### Exercise brief
Among the entries that follow, locate the line with "Reproduce this chart with matplotlib." and the line with "not_familiar = [70, 70, 70, 70, 70, 70]". Output those lines and all lines in between, exactly, minus the pictures.

* Start Supplied material *

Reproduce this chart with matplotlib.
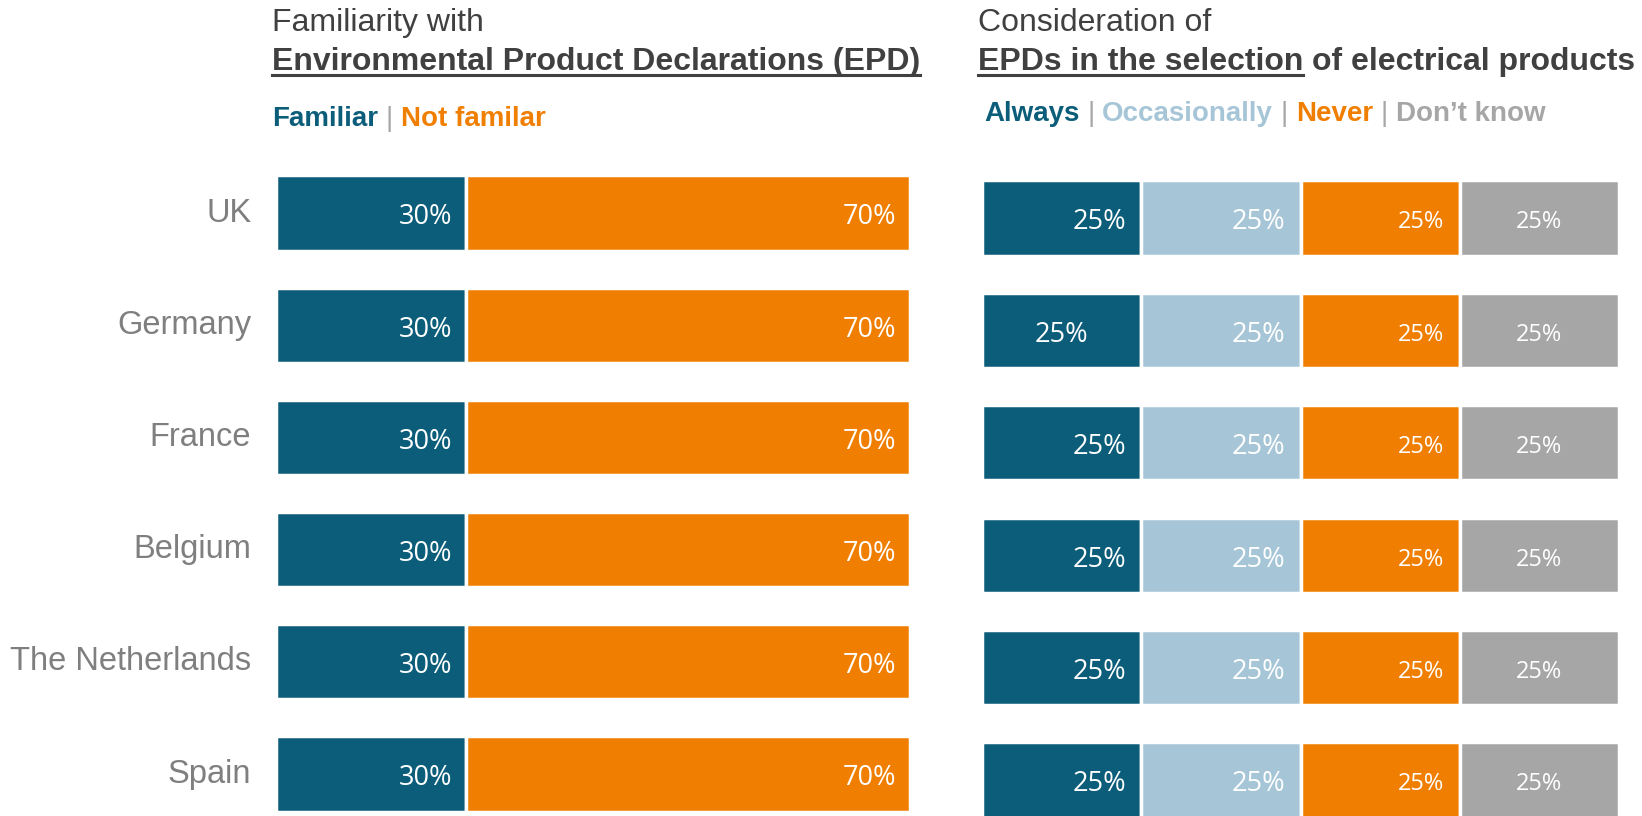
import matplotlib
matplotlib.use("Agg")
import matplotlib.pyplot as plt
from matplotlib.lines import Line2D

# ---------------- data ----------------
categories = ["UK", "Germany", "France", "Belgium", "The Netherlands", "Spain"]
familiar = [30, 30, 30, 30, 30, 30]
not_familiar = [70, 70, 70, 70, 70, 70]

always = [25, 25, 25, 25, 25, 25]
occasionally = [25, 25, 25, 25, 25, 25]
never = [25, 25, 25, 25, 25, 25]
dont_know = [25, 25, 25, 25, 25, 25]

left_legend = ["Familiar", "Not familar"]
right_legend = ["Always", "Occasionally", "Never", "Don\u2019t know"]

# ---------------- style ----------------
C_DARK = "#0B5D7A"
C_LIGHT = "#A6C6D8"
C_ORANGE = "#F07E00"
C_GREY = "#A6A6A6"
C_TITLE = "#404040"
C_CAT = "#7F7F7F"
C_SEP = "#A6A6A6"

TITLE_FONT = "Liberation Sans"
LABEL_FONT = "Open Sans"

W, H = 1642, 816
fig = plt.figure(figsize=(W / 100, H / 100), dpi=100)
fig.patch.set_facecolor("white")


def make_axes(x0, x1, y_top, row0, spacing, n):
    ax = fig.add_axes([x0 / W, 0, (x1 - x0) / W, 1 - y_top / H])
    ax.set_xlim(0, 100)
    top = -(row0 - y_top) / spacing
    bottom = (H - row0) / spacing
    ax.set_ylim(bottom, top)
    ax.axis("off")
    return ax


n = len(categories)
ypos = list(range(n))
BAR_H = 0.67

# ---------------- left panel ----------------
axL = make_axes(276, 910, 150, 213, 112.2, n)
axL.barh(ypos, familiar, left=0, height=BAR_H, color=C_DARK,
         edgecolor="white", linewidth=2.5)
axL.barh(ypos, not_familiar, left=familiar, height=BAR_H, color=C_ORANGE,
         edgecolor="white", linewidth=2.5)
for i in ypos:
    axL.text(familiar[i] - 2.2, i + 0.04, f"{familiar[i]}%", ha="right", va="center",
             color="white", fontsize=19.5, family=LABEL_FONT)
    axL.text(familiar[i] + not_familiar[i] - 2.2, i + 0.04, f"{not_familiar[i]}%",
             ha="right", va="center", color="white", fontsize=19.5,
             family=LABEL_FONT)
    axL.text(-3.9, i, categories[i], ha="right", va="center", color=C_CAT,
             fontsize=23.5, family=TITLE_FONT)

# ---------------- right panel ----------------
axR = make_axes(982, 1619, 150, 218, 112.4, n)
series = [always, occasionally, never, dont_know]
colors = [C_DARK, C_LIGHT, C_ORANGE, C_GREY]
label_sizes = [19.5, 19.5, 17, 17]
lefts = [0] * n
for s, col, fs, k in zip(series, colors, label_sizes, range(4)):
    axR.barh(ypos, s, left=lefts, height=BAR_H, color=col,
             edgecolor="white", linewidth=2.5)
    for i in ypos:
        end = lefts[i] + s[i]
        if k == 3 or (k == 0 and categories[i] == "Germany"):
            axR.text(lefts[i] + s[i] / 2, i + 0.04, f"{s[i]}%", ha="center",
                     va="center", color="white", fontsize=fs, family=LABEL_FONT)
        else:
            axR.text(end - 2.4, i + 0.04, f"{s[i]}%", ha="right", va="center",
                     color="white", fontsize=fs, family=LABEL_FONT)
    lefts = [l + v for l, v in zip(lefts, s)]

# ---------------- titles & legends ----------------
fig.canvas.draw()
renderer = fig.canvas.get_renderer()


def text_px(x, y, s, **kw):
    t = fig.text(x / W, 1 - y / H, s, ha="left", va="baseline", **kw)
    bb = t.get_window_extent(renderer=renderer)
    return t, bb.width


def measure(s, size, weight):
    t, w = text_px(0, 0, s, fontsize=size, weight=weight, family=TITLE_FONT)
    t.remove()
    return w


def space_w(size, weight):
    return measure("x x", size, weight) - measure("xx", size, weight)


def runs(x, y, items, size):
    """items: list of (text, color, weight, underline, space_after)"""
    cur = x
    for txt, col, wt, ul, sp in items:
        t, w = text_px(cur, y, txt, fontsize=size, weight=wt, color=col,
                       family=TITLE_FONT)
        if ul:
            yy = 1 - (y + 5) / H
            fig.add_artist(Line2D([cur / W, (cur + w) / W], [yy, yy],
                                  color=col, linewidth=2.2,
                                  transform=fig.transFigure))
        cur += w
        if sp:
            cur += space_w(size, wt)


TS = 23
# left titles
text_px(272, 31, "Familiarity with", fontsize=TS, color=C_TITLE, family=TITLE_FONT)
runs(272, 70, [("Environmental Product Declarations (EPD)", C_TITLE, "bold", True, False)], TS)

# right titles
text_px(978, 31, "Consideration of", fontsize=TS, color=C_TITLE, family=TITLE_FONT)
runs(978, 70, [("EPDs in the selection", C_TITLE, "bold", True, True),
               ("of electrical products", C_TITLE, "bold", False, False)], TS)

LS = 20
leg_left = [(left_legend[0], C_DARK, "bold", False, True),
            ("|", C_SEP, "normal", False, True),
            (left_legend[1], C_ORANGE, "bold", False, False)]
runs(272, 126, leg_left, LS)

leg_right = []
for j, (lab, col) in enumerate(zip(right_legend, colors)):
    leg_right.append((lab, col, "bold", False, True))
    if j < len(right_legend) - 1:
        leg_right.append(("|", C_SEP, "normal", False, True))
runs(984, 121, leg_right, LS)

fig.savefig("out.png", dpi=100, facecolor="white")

* End Supplied material *
* Start Supplied material *

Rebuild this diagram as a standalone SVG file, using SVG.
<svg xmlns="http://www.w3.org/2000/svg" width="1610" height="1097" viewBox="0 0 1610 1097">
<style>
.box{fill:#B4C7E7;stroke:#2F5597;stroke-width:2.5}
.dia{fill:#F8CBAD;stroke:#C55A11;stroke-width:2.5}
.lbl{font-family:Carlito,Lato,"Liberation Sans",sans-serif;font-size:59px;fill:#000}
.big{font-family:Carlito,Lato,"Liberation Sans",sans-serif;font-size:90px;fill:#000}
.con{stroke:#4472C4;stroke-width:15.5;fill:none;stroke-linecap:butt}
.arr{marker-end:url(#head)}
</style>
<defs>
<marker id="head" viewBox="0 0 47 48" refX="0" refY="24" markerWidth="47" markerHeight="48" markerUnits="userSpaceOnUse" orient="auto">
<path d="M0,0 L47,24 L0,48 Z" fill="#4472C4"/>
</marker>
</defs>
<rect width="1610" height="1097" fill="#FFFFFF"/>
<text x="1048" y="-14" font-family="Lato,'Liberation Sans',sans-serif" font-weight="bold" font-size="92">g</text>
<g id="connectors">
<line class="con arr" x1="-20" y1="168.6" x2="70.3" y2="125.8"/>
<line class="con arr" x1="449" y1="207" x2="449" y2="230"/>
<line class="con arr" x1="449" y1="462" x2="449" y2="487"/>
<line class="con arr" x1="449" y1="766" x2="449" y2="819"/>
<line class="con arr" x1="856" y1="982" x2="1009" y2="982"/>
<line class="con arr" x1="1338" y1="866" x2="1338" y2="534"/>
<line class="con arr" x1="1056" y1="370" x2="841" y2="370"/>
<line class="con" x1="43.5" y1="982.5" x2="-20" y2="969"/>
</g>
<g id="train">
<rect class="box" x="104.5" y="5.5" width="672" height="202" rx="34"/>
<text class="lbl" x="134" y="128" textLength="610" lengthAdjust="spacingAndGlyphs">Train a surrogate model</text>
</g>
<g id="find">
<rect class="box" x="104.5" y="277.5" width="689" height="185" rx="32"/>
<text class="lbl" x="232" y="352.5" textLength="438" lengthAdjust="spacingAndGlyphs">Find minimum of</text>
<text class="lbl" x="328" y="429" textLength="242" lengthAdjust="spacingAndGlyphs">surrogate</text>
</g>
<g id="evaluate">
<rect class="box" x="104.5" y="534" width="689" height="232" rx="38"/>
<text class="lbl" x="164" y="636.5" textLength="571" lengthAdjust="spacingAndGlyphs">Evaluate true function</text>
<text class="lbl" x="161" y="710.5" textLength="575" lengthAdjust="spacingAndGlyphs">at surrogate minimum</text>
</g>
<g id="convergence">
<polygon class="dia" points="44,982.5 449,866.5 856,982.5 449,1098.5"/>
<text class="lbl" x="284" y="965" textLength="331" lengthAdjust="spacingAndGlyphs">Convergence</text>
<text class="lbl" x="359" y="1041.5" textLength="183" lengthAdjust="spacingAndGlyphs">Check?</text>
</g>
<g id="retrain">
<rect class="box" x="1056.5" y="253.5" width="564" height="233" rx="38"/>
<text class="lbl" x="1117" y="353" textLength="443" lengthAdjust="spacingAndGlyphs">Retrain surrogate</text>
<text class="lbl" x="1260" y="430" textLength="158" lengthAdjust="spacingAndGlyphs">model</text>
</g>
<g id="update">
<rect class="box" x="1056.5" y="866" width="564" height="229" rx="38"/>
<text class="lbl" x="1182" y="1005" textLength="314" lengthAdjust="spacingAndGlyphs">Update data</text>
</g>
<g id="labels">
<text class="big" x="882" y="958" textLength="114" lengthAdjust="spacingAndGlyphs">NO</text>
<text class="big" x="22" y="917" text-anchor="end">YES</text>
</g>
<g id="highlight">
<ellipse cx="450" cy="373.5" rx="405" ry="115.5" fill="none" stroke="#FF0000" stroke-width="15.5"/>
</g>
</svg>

* End Supplied material *

### Completed exercise
Reproduce this chart with matplotlib.
import matplotlib
matplotlib.use("Agg")
import matplotlib.pyplot as plt
from matplotlib.lines import Line2D

# ---------------- data ----------------
categories = ["UK", "Germany", "France", "Belgium", "The Netherlands", "Spain"]
familiar = [30, 30, 30, 30, 30, 30]
not_familiar = [70, 70, 70, 70, 70, 70]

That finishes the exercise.